On April 20, 1998 a Chicago federal jury ruled against Joe Scheidler and the Pro-Life Action League in the NOW v. Scheidler RICO case. It happened to be Justice John Paul Stevens’ 78th birthday.
Four years earlier Stevens had joined the entire Supreme Court in ruling that the National Organization for Women could use the RICO statute to go after pro-life protesters — specifically the Pro-Life Action League and Operation Rescue along with their respective founders, Joe Scheidler and Randall Terry.
In 2003 the U. S. Supreme Court ruled 8-1 in favor of the protesters, deciding that they were not guilty of violating the RICO law.
The lone dissenter? John Paul Stevens who, in his dissent, called the Court’s ruling “murky.” He went on to write that the beneficiaries of the Court’s 8-1 ruling are a “class of professional criminals whose conduct persuaded Congress that the public needed federal protection from extortion.”
Stevens was referring the passage of the Freedom of Access to Clinic Entrances Act (FACE) signed into law by Bill Clinton in 1994.
But when NOW v. Scheidler went back to the Supreme Court for review a third time, Stevens took the position that the Court had already decided the case, that the Petitioners (Scheidler, et al.) had not violated RICO, and stated in the oral hearing, “We also actually entered a mandate too.”
Stevens was appointed to the Supreme Court by President Gerald Ford in 1975. He had been considered a conservative as an appellate judge, but as the makeup of the Supreme Court moved to the right under Reagan and Bush, Stevens moved to the left and has tended in the latter half of his high court career to be a liberal vote.
Stevens consistently voted to uphold Roe v. Wade and opposed measures that would regulate abortion. Pro-Lifers have prayed for his retirement for decades, and Stevens has stayed on the court longer than most justices.
He will turn 90 on Tuesday, April 20. His exit from the court will give President Obama an opportunity to appoint another justice of his own stripe, but it is unlikely that any choice could be worse than Stevens has been on the abortion issue.
Obama will select a justice that reflects his own liberal views, but as has often happened, that choice could grow and shift positions once he or she is on the Court. We just hope that Obama’s choice will not be Diane Wood, who listed membership in the National Organization for Women in her biography for the Sullivan’s Law Directory and clerked for Justice Harry Blackmun, who wrote the 1973 Roe v Wade decision.

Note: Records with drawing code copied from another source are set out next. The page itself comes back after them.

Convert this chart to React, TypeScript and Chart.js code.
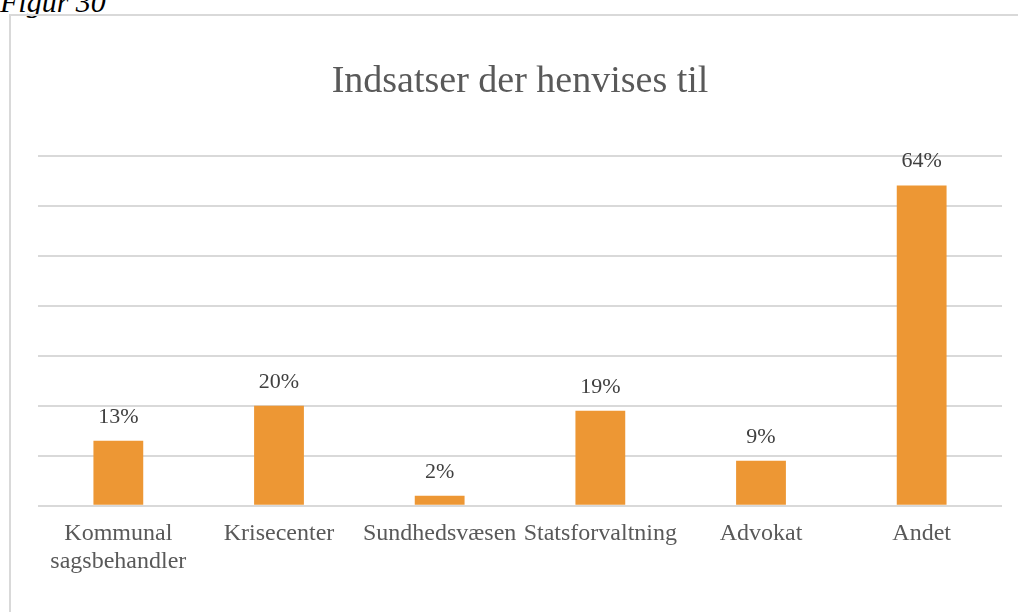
import React, { useEffect, useRef } from "react";
import { Chart, registerables } from "chart.js";

Chart.register(...registerables);

const categories: (string | string[])[] = [
  ["Kommunal", "sagsbehandler"],
  "Krisecenter",
  "Sundhedsvæsen",
  "Statsforvaltning",
  "Advokat",
  "Andet",
];
const values: number[] = [13, 20, 2, 19, 9, 64];
const valueLabels: string[] = ["13%", "20%", "2%", "19%", "9%", "64%"];
const titleText = "Indsatser der henvises til";
const figureCaption = "Figur 30";

const FONT = "'Liberation Serif', 'DejaVu Serif', serif";

const dataLabelPlugin = {
  id: "dataLabels",
  afterDatasetsDraw(chart: any) {
    const ctx = chart.ctx;
    const meta = chart.getDatasetMeta(0);
    ctx.save();
    ctx.font = `22px ${FONT}`;
    ctx.fillStyle = "#404040";
    ctx.textAlign = "center";
    ctx.textBaseline = "middle";
    meta.data.forEach((bar: any, i: number) => {
      ctx.fillText(valueLabels[i], bar.x, bar.y - 24);
    });
    ctx.restore();
  },
};

export default function App() {
  const ref = useRef<HTMLCanvasElement | null>(null);
  useEffect(() => {
    if (!ref.current) return;
    const chart = new Chart(ref.current, {
      type: "bar",
      data: {
        labels: categories,
        datasets: [
          {
            data: values,
            backgroundColor: "#ED9734",
            barPercentage: 0.62,
            categoryPercentage: 0.5,
          },
        ],
      },
      options: {
        animation: false,
        responsive: false,
        maintainAspectRatio: false,
        layout: { padding: { left: 28, right: 48, top: 0, bottom: 34 } },
        plugins: {
          legend: { display: false },
          tooltip: { enabled: false },
          title: {
            display: true,
            text: titleText,
            color: "#595959",
            font: { family: FONT, size: 38, weight: "normal" },
            padding: { top: 45, bottom: 51 },
          },
        },
        scales: {
          x: {
            grid: { display: false, drawTicks: false },
            border: { display: false },
            ticks: {
              color: "#595959",
              font: { family: FONT, size: 24, lineHeight: 1.17 },
              autoSkip: false,
              maxRotation: 0,
              minRotation: 0,
              padding: 14,
            },
          },
          y: {
            min: 0,
            max: 70,
            ticks: { display: false, stepSize: 10 },
            grid: { color: "#d9d9d9", lineWidth: 2, drawTicks: false },
            border: { display: false },
          },
        },
      },
      plugins: [dataLabelPlugin],
    });
    return () => chart.destroy();
  }, []);

  return (
    <div style={{ position: "fixed", inset: 0, overflow: "hidden", background: "#fff" }}>
      <div
        style={{
          position: "absolute",
          left: 0,
          top: -13,
          fontFamily: FONT,
          fontStyle: "italic",
          fontSize: 30,
          lineHeight: "30px",
          color: "#000",
          whiteSpace: "nowrap",
        }}
      >
        {figureCaption}
      </div>
      <div
        style={{
          position: "absolute",
          left: 9,
          top: 14,
          width: 1040,
          height: 610,
          border: "2px solid #d9d9d9",
          boxSizing: "border-box",
        }}
      />
      <canvas
        ref={ref}
        width={1040}
        height={610}
        style={{ position: "absolute", left: 10, top: 14, width: 1040, height: 610 }}
      />
    </div>
  );
}
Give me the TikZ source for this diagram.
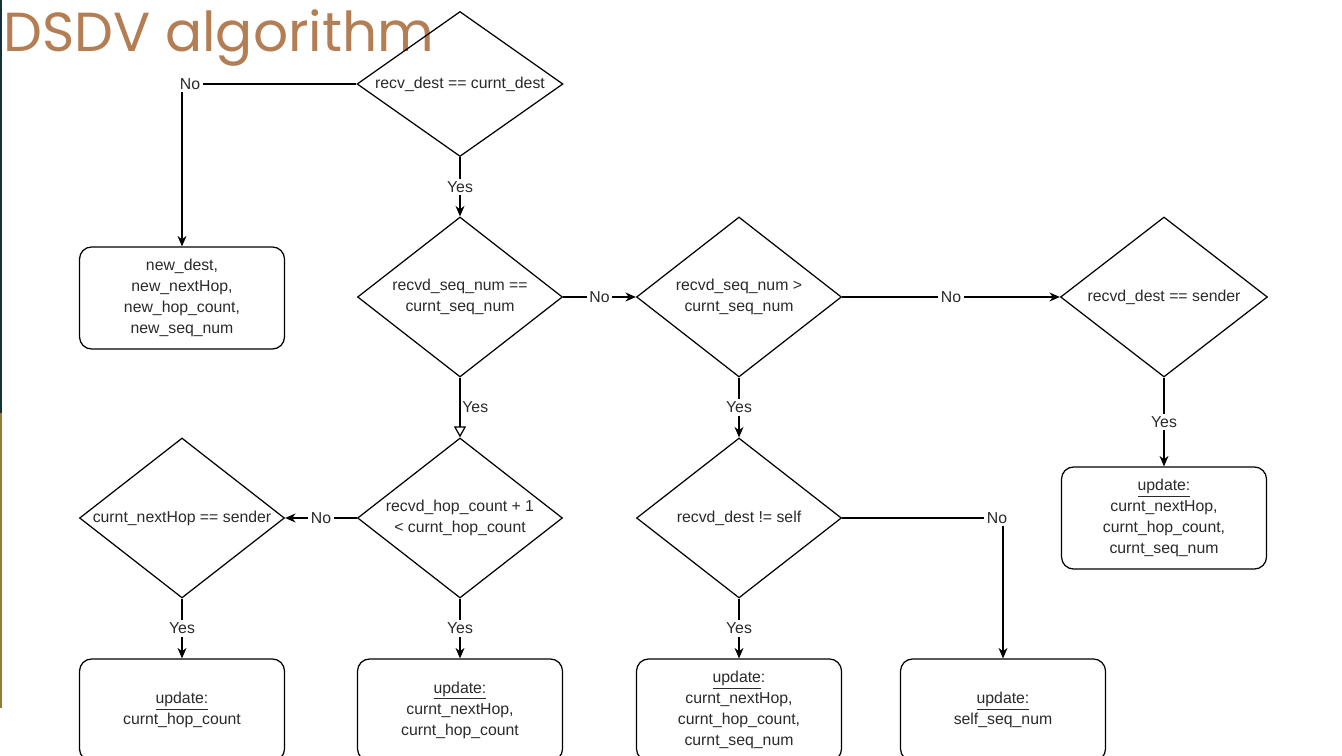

Wood wrote the 2000 Appellate decision in NOW v. Scheidler, fully concurring with the jury’s 1998 decision against Scheidler, and the 2003 Appellate decision in which she bought hook, line and sinker the National Organization for Women’s notion that the Supreme Court had not actually meant what it said in finding for Scheidler that:
Because all of the predicate acts supporting the jury’s finding of a violation of the Racketeer Influenced and Corrupt Organizations Act must be reversed, the Seventh Circuit’s decision that petitioner protesters’ activities at abortion clinics violated RICO must also be reversed.
Once again we caution pro-life activists: Do not count on judges, legislators or presidents to protect life. It is our job to build a Culture of Life.